(Code that draws figures)
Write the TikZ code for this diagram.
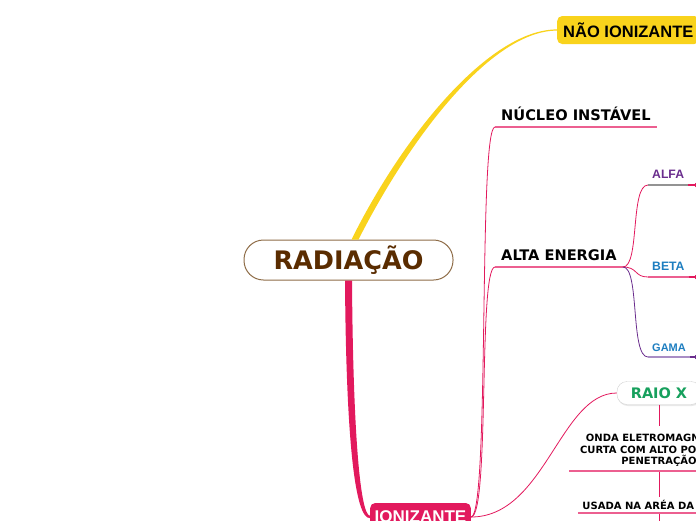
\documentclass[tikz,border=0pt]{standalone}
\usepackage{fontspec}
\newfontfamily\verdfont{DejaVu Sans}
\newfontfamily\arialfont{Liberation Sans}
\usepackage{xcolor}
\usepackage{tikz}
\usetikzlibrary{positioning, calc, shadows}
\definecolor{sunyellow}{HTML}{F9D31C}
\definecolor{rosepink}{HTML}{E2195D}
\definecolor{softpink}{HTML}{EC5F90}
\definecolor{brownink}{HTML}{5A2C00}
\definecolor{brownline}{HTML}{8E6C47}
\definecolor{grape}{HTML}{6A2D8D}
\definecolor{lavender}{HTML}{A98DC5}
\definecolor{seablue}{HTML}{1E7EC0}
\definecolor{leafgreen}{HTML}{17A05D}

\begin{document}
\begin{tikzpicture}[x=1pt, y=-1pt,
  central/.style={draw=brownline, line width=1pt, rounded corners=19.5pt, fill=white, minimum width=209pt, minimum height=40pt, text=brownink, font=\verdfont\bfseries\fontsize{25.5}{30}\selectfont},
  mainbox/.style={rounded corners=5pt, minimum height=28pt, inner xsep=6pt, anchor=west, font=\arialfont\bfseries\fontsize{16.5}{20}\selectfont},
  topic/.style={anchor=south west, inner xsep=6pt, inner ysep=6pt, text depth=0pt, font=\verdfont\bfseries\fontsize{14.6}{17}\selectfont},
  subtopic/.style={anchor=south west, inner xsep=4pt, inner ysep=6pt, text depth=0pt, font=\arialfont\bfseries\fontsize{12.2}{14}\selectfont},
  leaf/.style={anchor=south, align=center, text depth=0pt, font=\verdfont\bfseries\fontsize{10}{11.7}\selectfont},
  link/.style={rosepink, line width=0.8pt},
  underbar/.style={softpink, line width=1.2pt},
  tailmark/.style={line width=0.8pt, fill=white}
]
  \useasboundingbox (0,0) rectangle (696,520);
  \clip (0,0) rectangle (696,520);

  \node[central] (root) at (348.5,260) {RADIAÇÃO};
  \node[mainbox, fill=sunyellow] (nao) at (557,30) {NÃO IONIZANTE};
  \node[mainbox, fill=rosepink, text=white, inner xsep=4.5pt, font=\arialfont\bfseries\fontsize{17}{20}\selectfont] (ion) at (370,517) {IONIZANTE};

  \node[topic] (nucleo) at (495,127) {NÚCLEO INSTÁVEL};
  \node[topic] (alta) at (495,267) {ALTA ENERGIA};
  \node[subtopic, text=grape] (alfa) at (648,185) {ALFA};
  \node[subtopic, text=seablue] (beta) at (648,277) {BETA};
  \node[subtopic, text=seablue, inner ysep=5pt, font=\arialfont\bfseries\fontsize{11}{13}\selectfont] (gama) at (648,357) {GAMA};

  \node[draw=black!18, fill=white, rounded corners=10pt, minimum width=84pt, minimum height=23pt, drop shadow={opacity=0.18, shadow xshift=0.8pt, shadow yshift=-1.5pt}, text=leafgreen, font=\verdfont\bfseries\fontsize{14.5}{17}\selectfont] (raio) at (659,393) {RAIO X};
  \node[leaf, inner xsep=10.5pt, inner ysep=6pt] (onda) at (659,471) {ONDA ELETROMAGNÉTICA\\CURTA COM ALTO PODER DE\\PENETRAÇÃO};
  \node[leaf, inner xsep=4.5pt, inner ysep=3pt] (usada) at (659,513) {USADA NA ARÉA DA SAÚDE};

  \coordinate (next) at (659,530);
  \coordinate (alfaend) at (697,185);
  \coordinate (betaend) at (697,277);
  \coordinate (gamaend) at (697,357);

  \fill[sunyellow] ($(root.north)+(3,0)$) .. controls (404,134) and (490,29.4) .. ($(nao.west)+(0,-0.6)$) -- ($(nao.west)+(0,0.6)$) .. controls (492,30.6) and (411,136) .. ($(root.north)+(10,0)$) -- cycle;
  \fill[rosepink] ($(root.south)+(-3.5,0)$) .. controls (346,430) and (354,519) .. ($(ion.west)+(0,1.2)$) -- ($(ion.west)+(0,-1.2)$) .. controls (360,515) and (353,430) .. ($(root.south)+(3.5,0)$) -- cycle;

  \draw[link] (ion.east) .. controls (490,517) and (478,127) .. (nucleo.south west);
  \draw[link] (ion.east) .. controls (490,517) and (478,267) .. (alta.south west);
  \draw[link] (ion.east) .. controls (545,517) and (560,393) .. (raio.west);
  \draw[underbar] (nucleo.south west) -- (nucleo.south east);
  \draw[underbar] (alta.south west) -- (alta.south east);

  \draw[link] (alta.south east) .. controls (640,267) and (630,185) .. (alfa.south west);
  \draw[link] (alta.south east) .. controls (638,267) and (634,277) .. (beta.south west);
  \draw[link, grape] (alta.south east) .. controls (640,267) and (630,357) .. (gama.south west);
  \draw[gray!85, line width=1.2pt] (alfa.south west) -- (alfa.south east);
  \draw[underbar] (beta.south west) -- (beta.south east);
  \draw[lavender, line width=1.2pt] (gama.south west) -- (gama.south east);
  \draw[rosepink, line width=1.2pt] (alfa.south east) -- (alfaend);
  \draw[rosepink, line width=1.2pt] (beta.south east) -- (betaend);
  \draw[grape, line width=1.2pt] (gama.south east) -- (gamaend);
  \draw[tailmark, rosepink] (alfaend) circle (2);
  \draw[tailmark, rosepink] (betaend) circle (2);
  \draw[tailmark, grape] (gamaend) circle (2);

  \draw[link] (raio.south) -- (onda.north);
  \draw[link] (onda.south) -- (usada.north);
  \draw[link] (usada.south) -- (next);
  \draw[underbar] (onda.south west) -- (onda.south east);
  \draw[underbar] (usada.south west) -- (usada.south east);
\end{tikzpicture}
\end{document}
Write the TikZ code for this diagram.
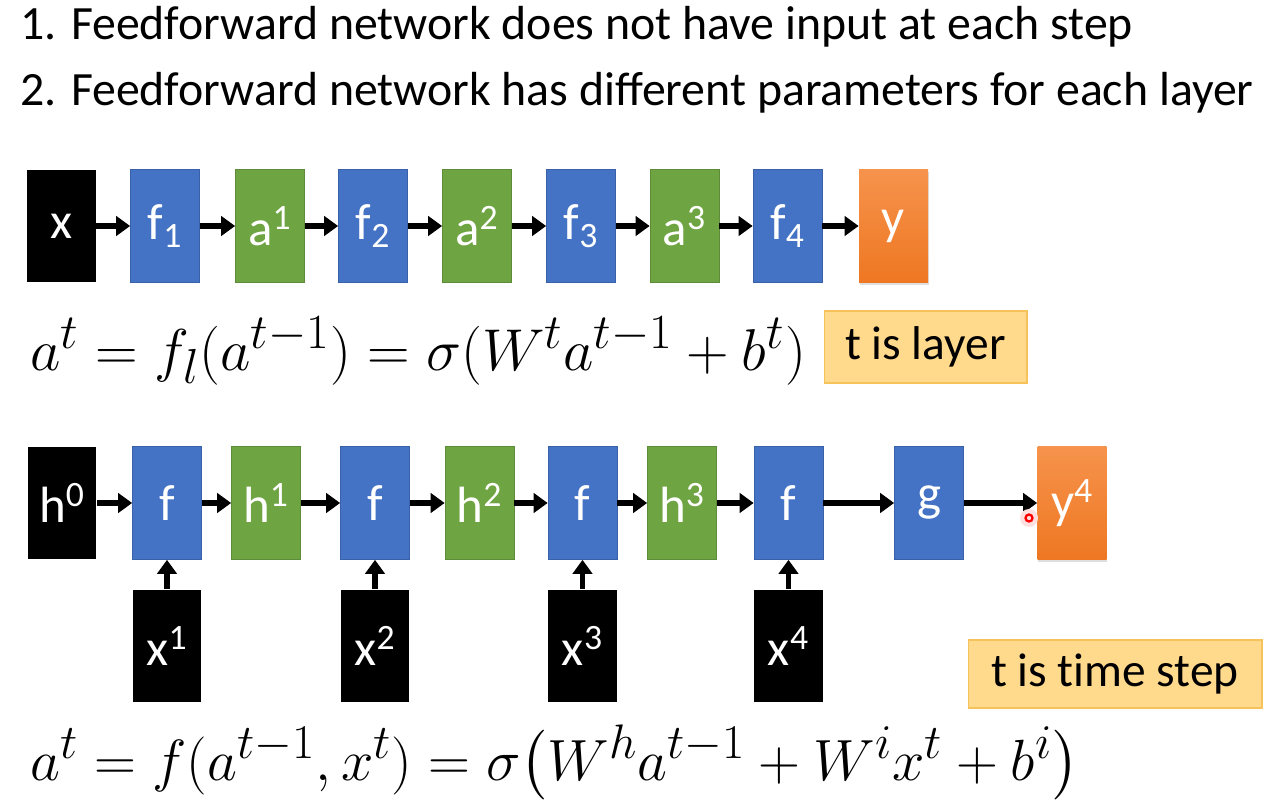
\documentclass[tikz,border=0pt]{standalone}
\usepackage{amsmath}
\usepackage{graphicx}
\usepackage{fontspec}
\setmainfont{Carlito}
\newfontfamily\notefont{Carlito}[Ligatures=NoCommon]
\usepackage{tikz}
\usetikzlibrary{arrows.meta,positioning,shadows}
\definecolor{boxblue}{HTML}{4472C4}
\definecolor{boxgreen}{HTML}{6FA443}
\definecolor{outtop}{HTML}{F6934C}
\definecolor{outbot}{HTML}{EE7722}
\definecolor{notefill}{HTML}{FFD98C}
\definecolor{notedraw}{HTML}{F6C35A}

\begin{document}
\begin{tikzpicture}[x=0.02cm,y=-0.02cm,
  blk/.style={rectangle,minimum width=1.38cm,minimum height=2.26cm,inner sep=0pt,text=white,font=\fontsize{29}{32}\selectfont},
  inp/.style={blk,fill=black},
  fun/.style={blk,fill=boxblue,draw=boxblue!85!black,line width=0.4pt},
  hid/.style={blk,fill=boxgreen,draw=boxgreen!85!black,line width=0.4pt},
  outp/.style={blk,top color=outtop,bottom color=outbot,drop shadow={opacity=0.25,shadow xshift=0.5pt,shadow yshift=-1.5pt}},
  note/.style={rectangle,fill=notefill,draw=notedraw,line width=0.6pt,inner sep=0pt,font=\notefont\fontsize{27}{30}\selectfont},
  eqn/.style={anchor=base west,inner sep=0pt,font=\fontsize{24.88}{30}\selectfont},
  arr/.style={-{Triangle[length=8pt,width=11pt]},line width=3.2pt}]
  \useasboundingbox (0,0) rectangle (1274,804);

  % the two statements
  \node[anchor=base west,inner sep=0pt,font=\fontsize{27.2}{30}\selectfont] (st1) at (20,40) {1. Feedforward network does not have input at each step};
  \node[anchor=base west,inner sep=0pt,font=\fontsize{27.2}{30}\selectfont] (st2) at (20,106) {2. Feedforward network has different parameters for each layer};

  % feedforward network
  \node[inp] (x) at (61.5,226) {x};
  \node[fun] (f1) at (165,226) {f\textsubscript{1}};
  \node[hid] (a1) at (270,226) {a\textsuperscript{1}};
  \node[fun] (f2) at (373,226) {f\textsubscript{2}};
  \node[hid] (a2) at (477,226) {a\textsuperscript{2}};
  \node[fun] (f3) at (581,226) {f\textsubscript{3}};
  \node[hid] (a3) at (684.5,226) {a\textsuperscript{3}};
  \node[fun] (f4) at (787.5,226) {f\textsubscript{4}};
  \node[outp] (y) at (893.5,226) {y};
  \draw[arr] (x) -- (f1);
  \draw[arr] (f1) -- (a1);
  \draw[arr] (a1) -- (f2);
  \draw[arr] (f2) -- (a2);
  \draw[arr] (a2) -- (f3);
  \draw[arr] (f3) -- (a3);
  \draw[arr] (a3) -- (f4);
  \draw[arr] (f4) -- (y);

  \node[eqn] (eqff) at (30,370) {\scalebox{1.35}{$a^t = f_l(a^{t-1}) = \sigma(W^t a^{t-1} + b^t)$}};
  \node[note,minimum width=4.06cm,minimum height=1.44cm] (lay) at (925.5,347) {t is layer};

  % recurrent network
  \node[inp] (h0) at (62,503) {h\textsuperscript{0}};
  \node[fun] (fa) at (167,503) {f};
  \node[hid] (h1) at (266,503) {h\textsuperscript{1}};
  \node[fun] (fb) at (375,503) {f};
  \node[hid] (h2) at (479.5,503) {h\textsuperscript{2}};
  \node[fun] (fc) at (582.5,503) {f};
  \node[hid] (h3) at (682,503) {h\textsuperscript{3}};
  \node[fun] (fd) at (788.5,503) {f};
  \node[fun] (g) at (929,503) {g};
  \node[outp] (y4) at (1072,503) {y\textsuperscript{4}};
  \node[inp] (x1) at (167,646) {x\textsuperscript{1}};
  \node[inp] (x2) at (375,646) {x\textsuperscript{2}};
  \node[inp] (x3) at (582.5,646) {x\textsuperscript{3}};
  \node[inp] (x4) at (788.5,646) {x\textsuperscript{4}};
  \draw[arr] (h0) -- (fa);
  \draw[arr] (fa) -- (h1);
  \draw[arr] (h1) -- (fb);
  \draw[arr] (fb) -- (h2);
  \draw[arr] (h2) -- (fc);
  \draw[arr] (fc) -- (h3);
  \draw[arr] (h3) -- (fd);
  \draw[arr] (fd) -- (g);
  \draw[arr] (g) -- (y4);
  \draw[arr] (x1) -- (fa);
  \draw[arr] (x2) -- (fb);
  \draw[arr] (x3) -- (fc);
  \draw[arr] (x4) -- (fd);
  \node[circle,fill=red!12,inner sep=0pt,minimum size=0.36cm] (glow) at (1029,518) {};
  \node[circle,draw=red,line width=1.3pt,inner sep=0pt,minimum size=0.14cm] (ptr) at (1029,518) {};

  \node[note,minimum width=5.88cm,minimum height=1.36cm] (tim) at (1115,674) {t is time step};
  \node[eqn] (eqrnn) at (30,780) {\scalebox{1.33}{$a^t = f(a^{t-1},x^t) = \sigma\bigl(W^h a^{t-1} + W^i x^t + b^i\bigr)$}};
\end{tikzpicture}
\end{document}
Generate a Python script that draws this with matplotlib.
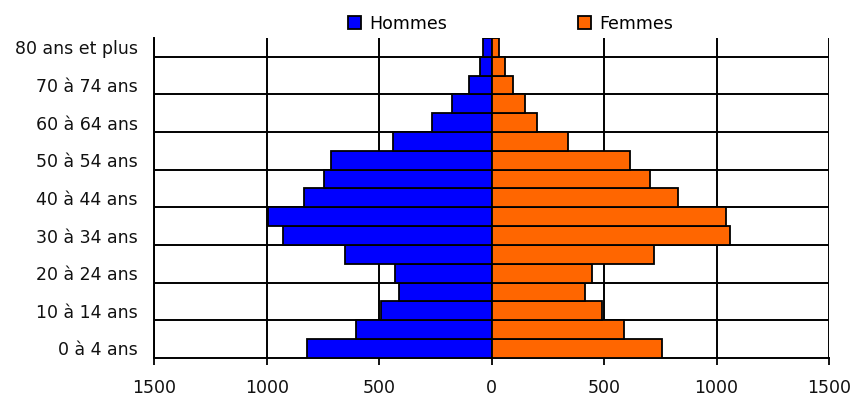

#### [Directive]
Quote the records above exactly, from the first line through the line containing "fill=rosepink, text=white, inner", and leave out the pictures.

#### [Problem solution]
Write the TikZ code for this diagram.
\documentclass[tikz,border=0pt]{standalone}
\usepackage{fontspec}
\newfontfamily\verdfont{DejaVu Sans}
\newfontfamily\arialfont{Liberation Sans}
\usepackage{xcolor}
\usepackage{tikz}
\usetikzlibrary{positioning, calc, shadows}
\definecolor{sunyellow}{HTML}{F9D31C}
\definecolor{rosepink}{HTML}{E2195D}
\definecolor{softpink}{HTML}{EC5F90}
\definecolor{brownink}{HTML}{5A2C00}
\definecolor{brownline}{HTML}{8E6C47}
\definecolor{grape}{HTML}{6A2D8D}
\definecolor{lavender}{HTML}{A98DC5}
\definecolor{seablue}{HTML}{1E7EC0}
\definecolor{leafgreen}{HTML}{17A05D}

\begin{document}
\begin{tikzpicture}[x=1pt, y=-1pt,
  central/.style={draw=brownline, line width=1pt, rounded corners=19.5pt, fill=white, minimum width=209pt, minimum height=40pt, text=brownink, font=\verdfont\bfseries\fontsize{25.5}{30}\selectfont},
  mainbox/.style={rounded corners=5pt, minimum height=28pt, inner xsep=6pt, anchor=west, font=\arialfont\bfseries\fontsize{16.5}{20}\selectfont},
  topic/.style={anchor=south west, inner xsep=6pt, inner ysep=6pt, text depth=0pt, font=\verdfont\bfseries\fontsize{14.6}{17}\selectfont},
  subtopic/.style={anchor=south west, inner xsep=4pt, inner ysep=6pt, text depth=0pt, font=\arialfont\bfseries\fontsize{12.2}{14}\selectfont},
  leaf/.style={anchor=south, align=center, text depth=0pt, font=\verdfont\bfseries\fontsize{10}{11.7}\selectfont},
  link/.style={rosepink, line width=0.8pt},
  underbar/.style={softpink, line width=1.2pt},
  tailmark/.style={line width=0.8pt, fill=white}
]
  \useasboundingbox (0,0) rectangle (696,520);
  \clip (0,0) rectangle (696,520);

  \node[central] (root) at (348.5,260) {RADIAÇÃO};
  \node[mainbox, fill=sunyellow] (nao) at (557,30) {NÃO IONIZANTE};
  \node[mainbox, fill=rosepink, text=white, inner xsep=4.5pt, font=\arialfont\bfseries\fontsize{17}{20}\selectfont] (ion) at (370,517) {IONIZANTE};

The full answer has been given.